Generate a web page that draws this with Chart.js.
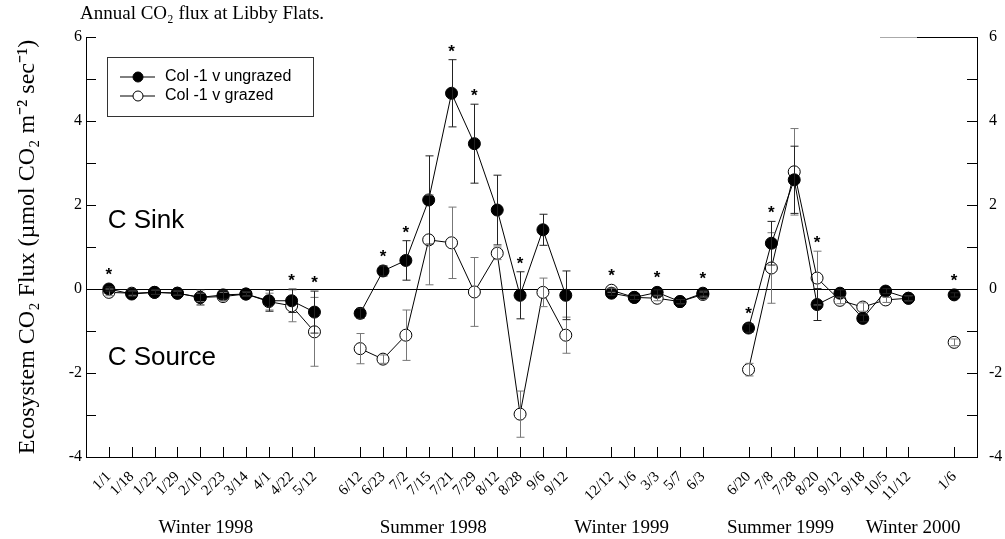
<!DOCTYPE html>
<html>
<head>
<meta charset="utf-8">
<script src="https://cdn.jsdelivr.net/npm/chart.js@4.4.1/dist/chart.umd.min.js"></script>
<style>
  html, body { margin: 0; padding: 0; background: #fff; }
</style>
</head>
<body>
<canvas id="fluxChart" width="1005" height="539"></canvas>
<script>
// sampling dates, '' = empty slot between seasons (and the two axis ends)
const dates = ['', '1/1', '1/18', '1/22', '1/29', '2/10', '2/23', '3/14', '4/1', '4/22', '5/12',
    '', '6/12', '6/23', '7/2', '7/15', '7/21', '7/29', '8/12', '8/28', '9/6', '9/12',
    '', '12/12', '1/6', '3/3', '5/7', '6/3',
    '', '6/20', '7/8', '7/28', '8/20', '9/12', '9/18', '10/5', '11/12',
    '', '1/6', ''];

// Col -1 v ungrazed (filled circles)
const ungrazed = [null, 0.0, -0.12, -0.08, -0.1, -0.2, -0.14, -0.12, -0.28, -0.28, -0.55,
    null, -0.58, 0.43, 0.68, 2.12, 4.66, 3.46, 1.88, -0.15, 1.41, -0.15,
    null, -0.1, -0.2, -0.08, -0.3, -0.1,
    null, -0.93, 1.09, 2.6, -0.37, -0.1, -0.7, -0.05, -0.22,
    null, -0.14, null];
const ungrazedErr = [0, 0.05, 0.06, 0.05, 0.05, 0.18, 0.1, 0.06, 0.25, 0.28, 0.5,
    0, 0.12, 0.12, 0.47, 1.05, 0.8, 0.94, 0.83, 0.56, 0.37, 0.58,
    0, 0.05, 0.05, 0.06, 0.05, 0.06,
    0, 0.1, 0.52, 0.8, 0.38, 0.08, 0.08, 0.06, 0.06,
    0, 0.05, 0];

// Col -1 v grazed (open circles)
const grazed = [null, -0.08, -0.1, -0.08, -0.1, -0.2, -0.18, -0.12, -0.3, -0.4, -1.02,
    null, -1.42, -1.67, -1.1, 1.17, 1.1, -0.07, 0.85, -2.98, -0.08, -1.1,
    null, -0.03, -0.2, -0.22, -0.3, -0.13,
    null, -1.92, 0.5, 2.79, 0.26, -0.27, -0.43, -0.26, -0.22,
    null, -1.27, null];
const grazedErr = [0, 0.08, 0.05, 0.05, 0.05, 0.1, 0.1, 0.05, 0.2, 0.38, 0.82,
    0, 0.36, 0.1, 0.6, 1.07, 0.85, 0.82, 0.15, 0.55, 0.34, 0.43,
    0, 0.05, 0.05, 0.06, 0.05, 0.06,
    0, 0.15, 0.84, 1.03, 0.64, 0.08, 0.1, 0.06, 0.06,
    0, 0.08, 0];

// dates with a significant difference
const starred = [1, 9, 10, 13, 14, 16, 17, 19, 23, 25, 27, 29, 30, 32, 38];

// season names and the slot they are centred under
const seasons = ['Winter 1998', 'Summer 1998', 'Winter 1999', 'Summer 1999', 'Winter 2000'];
const seasonAt = [5.25, 15.2, 23.45, 30.4, 36.2];

const yTicks = [-4, -3, -2, -1, 0, 1, 2, 3, 4, 5, 6];

const serif = 'Liberation Serif';
const sans = 'Liberation Sans';

// error bars, asterisks, inward ticks, texts and the legend box
const extras = {
    id: 'extras',
    afterDatasetsDraw(chart) {
        const ctx = chart.ctx;
        const xs = chart.scales.x, ys = chart.scales.y;
        ctx.save();
        ctx.lineWidth = 1;
        [[grazed, grazedErr, '#777'], [ungrazed, ungrazedErr, '#222']].forEach(function(set) {
            const vals = set[0], errs = set[1];
            ctx.strokeStyle = set[2];
            vals.forEach(function(v, i) {
                if (v === null || !errs[i]) return;
                const px = Math.round(xs.getPixelForValue(i)) + 0.5;
                const t = ys.getPixelForValue(v + errs[i]);
                const b = ys.getPixelForValue(v - errs[i]);
                ctx.beginPath();
                ctx.moveTo(px, t); ctx.lineTo(px, b);
                ctx.moveTo(px - 4, t); ctx.lineTo(px + 4, t);
                ctx.moveTo(px - 4, b); ctx.lineTo(px + 4, b);
                ctx.stroke();
            });
        });
        ctx.restore();
    },
    afterDraw(chart) {
        const ctx = chart.ctx;
        const area = chart.chartArea;
        const xs = chart.scales.x, ys = chart.scales.y;
        ctx.save();
        ctx.strokeStyle = '#000';
        ctx.fillStyle = '#000';
        ctx.lineWidth = 1;

        // inward tick marks
        ctx.beginPath();
        yTicks.forEach(function(v) {
            const py = Math.round(ys.getPixelForValue(v)) + 0.5;
            ctx.moveTo(area.left, py); ctx.lineTo(area.left + 10, py);
            ctx.moveTo(area.right, py); ctx.lineTo(area.right - 10, py);
        });
        dates.forEach(function(d, i) {
            if (d === '') return;
            const px = Math.round(xs.getPixelForValue(i)) + 0.5;
            ctx.moveTo(px, area.bottom); ctx.lineTo(px, area.bottom - 10);
        });
        ctx.stroke();

        // short piece of top frame at the right
        ctx.beginPath();
        ctx.moveTo(area.right - 60, area.top + 0.5); ctx.lineTo(area.right, area.top + 0.5);
        ctx.stroke();
        ctx.strokeStyle = '#aaa';
        ctx.beginPath();
        ctx.moveTo(area.right - 97, area.top + 0.5); ctx.lineTo(area.right - 60, area.top + 0.5);
        ctx.stroke();
        ctx.strokeStyle = '#000';

        // asterisks
        ctx.font = 'bold 17px ' + sans;
        ctx.textAlign = 'center';
        ctx.textBaseline = 'alphabetic';
        starred.forEach(function(i) {
            const hi = Math.max(ungrazed[i] + ungrazedErr[i], grazed[i] + grazedErr[i]);
            const top = Math.min(ys.getPixelForValue(hi), ys.getPixelForValue(Math.max(ungrazed[i], grazed[i])) - 6);
            ctx.fillText('*', xs.getPixelForValue(i), top - 13 + 10);
        });

        // C Sink / C Source
        ctx.font = '26px ' + sans;
        ctx.textAlign = 'left';
        ctx.textBaseline = 'middle';
        ctx.fillText('C Sink', xs.getPixelForValue(0.95), ys.getPixelForValue(1.62));
        ctx.fillText('C Source', xs.getPixelForValue(0.95), ys.getPixelForValue(-1.64));

        // title
        ctx.font = '19px ' + serif;
        ctx.fillText('Annual CO\u2082 flux at Libby Flats.', 80, 14);

        // season labels
        ctx.font = '19px ' + serif;
        ctx.textAlign = 'center';
        seasons.forEach(function(s, k) {
            ctx.fillText(s, xs.getPixelForValue(seasonAt[k]), 528);
        });

        // legend box
        const lx = area.left + 21, ly = area.top + 20;
        ctx.strokeStyle = '#333';
        ctx.strokeRect(lx + 0.5, ly + 0.5, 206, 59);
        chart.data.datasets.forEach(function(ds, k) {
            const ry = ly + 20 + k * 19;
            ctx.strokeStyle = '#000';
            ctx.beginPath();
            ctx.moveTo(lx + 13, ry); ctx.lineTo(lx + 48, ry);
            ctx.stroke();
            ctx.beginPath();
            ctx.arc(lx + 31, ry, 5, 0, Math.PI * 2);
            ctx.fillStyle = ds.pointBackgroundColor;
            ctx.fill();
            ctx.stroke();
            ctx.fillStyle = '#000';
            ctx.font = '16px ' + sans;
            ctx.textAlign = 'left';
            ctx.fillText(ds.label, lx + 58, ry);
        });
        ctx.restore();
    }
};

function evenOnly(v) {
    return v % 2 === 0 ? String(v) : '';
}

const ctx = document.getElementById('fluxChart').getContext('2d');
new Chart(ctx, {
    type: 'line',
    data: {
        labels: dates,
        datasets: [
            {
                label: 'Col -1 v ungrazed',
                data: ungrazed,
                borderColor: '#000',
                borderWidth: 1,
                pointRadius: 6,
                pointBackgroundColor: '#000',
                pointBorderColor: '#000',
                pointBorderWidth: 1,
                spanGaps: false
            },
            {
                label: 'Col -1 v grazed',
                data: grazed,
                borderColor: '#000',
                borderWidth: 1,
                pointRadius: 6,
                pointBackgroundColor: '#fff',
                pointBorderColor: '#000',
                pointBorderWidth: 1,
                spanGaps: false
            }
        ]
    },
    options: {
        responsive: false,
        animation: false,
        layout: { padding: { top: 37, left: 0, right: 0, bottom: 0 } },
        plugins: {
            legend: { display: false },
            tooltip: { enabled: false }
        },
        scales: {
            x: {
                type: 'category',
                offset: false,
                grid: { display: false },
                border: { display: true, color: '#000', width: 1 },
                ticks: {
                    autoSkip: false,
                    minRotation: 45,
                    maxRotation: 45,
                    padding: 3,
                    color: '#000',
                    font: { family: serif, size: 15 }
                },
                afterFit: function(s) { s.height = 82; }
            },
            y: {
                position: 'left',
                min: -4,
                max: 6,
                afterBuildTicks: function(s) { s.ticks = yTicks.map(v => ({ value: v })); },
                grid: {
                    drawTicks: false,
                    color: c => c.tick && c.tick.value === 0 ? '#000' : 'rgba(0,0,0,0)',
                    lineWidth: 1
                },
                border: { display: true, color: '#000', width: 1 },
                ticks: {
                    padding: 4,
                    color: '#000',
                    font: { family: serif, size: 16 },
                    callback: evenOnly
                },
                title: {
                    display: true,
                    text: 'Ecosystem CO\u2082 Flux (\u00b5mol CO\u2082 m\u207b\u00b2 sec\u207b\u00b9)',
                    color: '#000',
                    font: { family: serif, size: 24 },
                    padding: { top: 13, bottom: 0 }
                },
                afterFit: function(s) { s.width = 86; }
            },
            y2: {
                position: 'right',
                min: -4,
                max: 6,
                afterBuildTicks: function(s) { s.ticks = yTicks.map(v => ({ value: v })); },
                grid: { display: false, drawTicks: false },
                border: { display: true, color: '#000', width: 1 },
                ticks: {
                    padding: 12,
                    color: '#000',
                    font: { family: serif, size: 16 },
                    callback: evenOnly
                },
                afterFit: function(s) { s.width = 28; }
            }
        }
    },
    plugins: [extras]
});
</script>
</body>
</html>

__What is asked__: Leave out the pictures. Transcribe only the lines above, from the first through the one that contains "0, 0.05, 0];".

__Answer to the problem__:
Generate a web page that draws this with Chart.js.
<!DOCTYPE html>
<html>
<head>
<meta charset="utf-8">
<script src="https://cdn.jsdelivr.net/npm/chart.js@4.4.1/dist/chart.umd.min.js"></script>
<style>
  html, body { margin: 0; padding: 0; background: #fff; }
</style>
</head>
<body>
<canvas id="fluxChart" width="1005" height="539"></canvas>
<script>
// sampling dates, '' = empty slot between seasons (and the two axis ends)
const dates = ['', '1/1', '1/18', '1/22', '1/29', '2/10', '2/23', '3/14', '4/1', '4/22', '5/12',
    '', '6/12', '6/23', '7/2', '7/15', '7/21', '7/29', '8/12', '8/28', '9/6', '9/12',
    '', '12/12', '1/6', '3/3', '5/7', '6/3',
    '', '6/20', '7/8', '7/28', '8/20', '9/12', '9/18', '10/5', '11/12',
    '', '1/6', ''];

// Col -1 v ungrazed (filled circles)
const ungrazed = [null, 0.0, -0.12, -0.08, -0.1, -0.2, -0.14, -0.12, -0.28, -0.28, -0.55,
    null, -0.58, 0.43, 0.68, 2.12, 4.66, 3.46, 1.88, -0.15, 1.41, -0.15,
    null, -0.1, -0.2, -0.08, -0.3, -0.1,
    null, -0.93, 1.09, 2.6, -0.37, -0.1, -0.7, -0.05, -0.22,
    null, -0.14, null];
const ungrazedErr = [0, 0.05, 0.06, 0.05, 0.05, 0.18, 0.1, 0.06, 0.25, 0.28, 0.5,
    0, 0.12, 0.12, 0.47, 1.05, 0.8, 0.94, 0.83, 0.56, 0.37, 0.58,
    0, 0.05, 0.05, 0.06, 0.05, 0.06,
    0, 0.1, 0.52, 0.8, 0.38, 0.08, 0.08, 0.06, 0.06,
    0, 0.05, 0];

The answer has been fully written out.